§ **DATASET CONTENT**
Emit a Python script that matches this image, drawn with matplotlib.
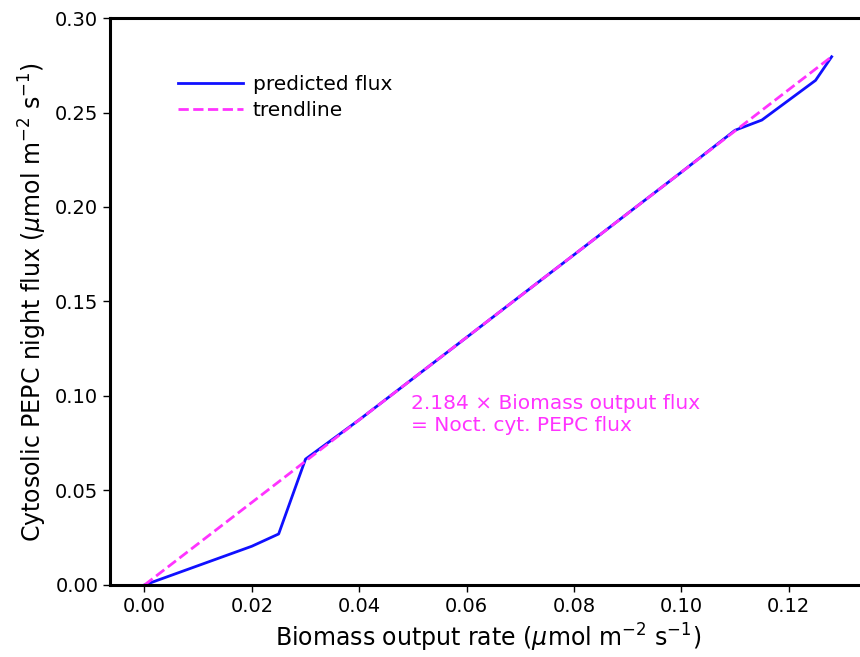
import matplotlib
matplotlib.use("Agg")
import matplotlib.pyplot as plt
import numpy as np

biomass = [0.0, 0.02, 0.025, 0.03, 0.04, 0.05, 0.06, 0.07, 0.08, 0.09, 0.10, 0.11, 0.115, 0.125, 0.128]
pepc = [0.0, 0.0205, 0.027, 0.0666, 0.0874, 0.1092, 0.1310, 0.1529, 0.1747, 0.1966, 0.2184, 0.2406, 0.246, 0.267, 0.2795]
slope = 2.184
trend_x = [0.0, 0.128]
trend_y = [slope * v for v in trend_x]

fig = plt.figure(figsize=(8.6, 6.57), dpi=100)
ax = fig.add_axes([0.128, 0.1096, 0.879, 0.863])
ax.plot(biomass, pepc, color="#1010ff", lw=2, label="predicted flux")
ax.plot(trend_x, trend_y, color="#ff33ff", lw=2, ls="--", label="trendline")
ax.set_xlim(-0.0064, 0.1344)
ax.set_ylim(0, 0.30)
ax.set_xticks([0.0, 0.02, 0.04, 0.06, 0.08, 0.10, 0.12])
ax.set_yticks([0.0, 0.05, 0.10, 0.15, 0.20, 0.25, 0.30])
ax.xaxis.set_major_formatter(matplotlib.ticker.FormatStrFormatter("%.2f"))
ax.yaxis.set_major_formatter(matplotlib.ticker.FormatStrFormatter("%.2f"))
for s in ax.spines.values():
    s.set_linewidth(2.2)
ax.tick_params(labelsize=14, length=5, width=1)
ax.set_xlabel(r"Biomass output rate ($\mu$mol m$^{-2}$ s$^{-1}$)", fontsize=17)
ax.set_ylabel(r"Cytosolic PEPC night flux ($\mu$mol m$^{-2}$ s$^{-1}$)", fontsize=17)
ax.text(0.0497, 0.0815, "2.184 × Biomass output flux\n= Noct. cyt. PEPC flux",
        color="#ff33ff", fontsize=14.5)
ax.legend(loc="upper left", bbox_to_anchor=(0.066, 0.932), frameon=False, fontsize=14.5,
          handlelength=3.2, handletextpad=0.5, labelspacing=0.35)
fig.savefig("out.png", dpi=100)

§ **EXERCISE DETAILS**
Return only the lines from the start of the data through the line that contains "import numpy as np", please, copying them exactly and omitting all pictures.

§ **WORKED ANSWER**
Emit a Python script that matches this image, drawn with matplotlib.
import matplotlib
matplotlib.use("Agg")
import matplotlib.pyplot as plt
import numpy as np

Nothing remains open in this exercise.